7年後に再協議-TPP協定2015年11月9日
政府が11月5日に公表したTPP(環太平洋連携)協定文には市場アクセスについて「関税の撤廃」が明記され、協定締約国から要請があれば、関税撤廃時期の繰り上げについて再協議することができる規定が盛り込まれている。
協定文の英文は全部で600ページ。全30章からなる。このほかに付属書(関税の譲許表、投資やサービスで自由化しない留保表のリスト、政府調達や一時的入国などの各国の約束表、原産地規則など)が1500ページほどある。11月5日にニュージーランド政府のホームページで公開され日本のTPP政府対策本文のページからも閲覧することができる。

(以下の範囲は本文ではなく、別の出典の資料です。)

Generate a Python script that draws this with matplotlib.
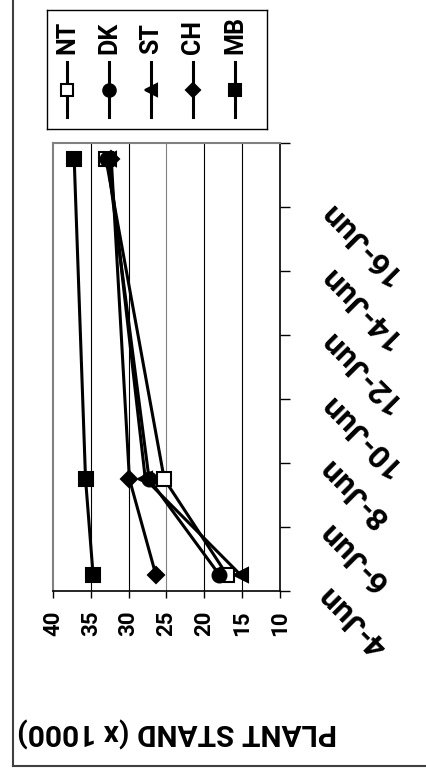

ただ、協定文は現在、法律の専門家による技術的なチェックが行われており、それが終了したのと各国の署名、議会による批准手続きに入る。米国は日本時間の11月6日早朝にオバマ大統領が米国議会に協定文への署名の意向を通知した。米国のルールでは大統領の署名までに最低90日間が必要となっているが、もっとも最速で来年2月3日に米国が協定文に署名できる状況になってきた。
ただ、本紙前号で萩原伸次郎横浜国大名誉教授が指摘したように、民主党次期大統領候補のヒラリー・クリントンをはじめとして今回のTPP大筋合意に反対や批判が多くなっており批准までは不透明だ。
公表された協定文ではTPPは関税撤廃が原則であることが明確に示されている。市場アクセスについて規定しているのは第2章。第4条で「関税の撤廃」、第5条で「関税の免除」を明記している。
関税の撤廃では現行の関税を引き上げたり新たな関税を採用したりしてはならないこと、さらに自国の約束にしたがって「漸進的に関税を撤廃する」ことを規定している。さらに協定締約国のどこかが要請すれば「関税の撤廃時期の繰り上げ」について検討するための再協議を始めることができるとされている。
TPP政府対策本部によるとTPPは関税撤廃が原則のため、「再協議で想定しているのはステージング(関税撤廃までの期間と削減率など)の問題」と説明。この条文では再協議には要請があればいつでも関係国間で検討を始めることができると規定されているという。
一方、各国の関税撤廃等を約束した付属書(譲許表)では「わが国はTPP協定の効力発生から7年が経った後」、「相手国からの要請に基づき」関税やセーフガード、関税割当について再協議する条項が入っている。 TPP政府対策本部の澁谷審議官は「再協議条項が入るのはごく一般的な話。日豪EPAにも入っている」と話す。この条項は豪州、カナダ、チリ、ニュージーランド、米国との間で相互に規定する。
この再協議規定は、先に触れた第4条で、相手国の要請があればいつでも再協議できるとした条項とは別に、日本の関税削減率や、セーフガード、関税割当などの規定についての条項であって、澁谷審議官は「むしろ日本のセーフガードや関税割当のような措置については、7年後以降にするとの約束をしたもの」と、7年後まで再協議はしないとの交渉結果がこの事項に反映されたものだと強調する。
しかし、7年目には関税撤廃品目の一層の拡大、あるいは撤廃までの期間短縮などが求められる可能性はないのか。
これに対して澁谷審議官は5日の記者説明で米国のフロマンUSTR代表が「ぎりぎりのところで決着をした。仮に米国議会がいろいろいってもそれは難しい、とフロマン自身も言っている」として、非常に多岐にわたる分野についてバランスをとって決着をしたことを強調、「これまでの交渉経過をふまえると特定品目についてだけ協議することはまったく想定されない」と話した。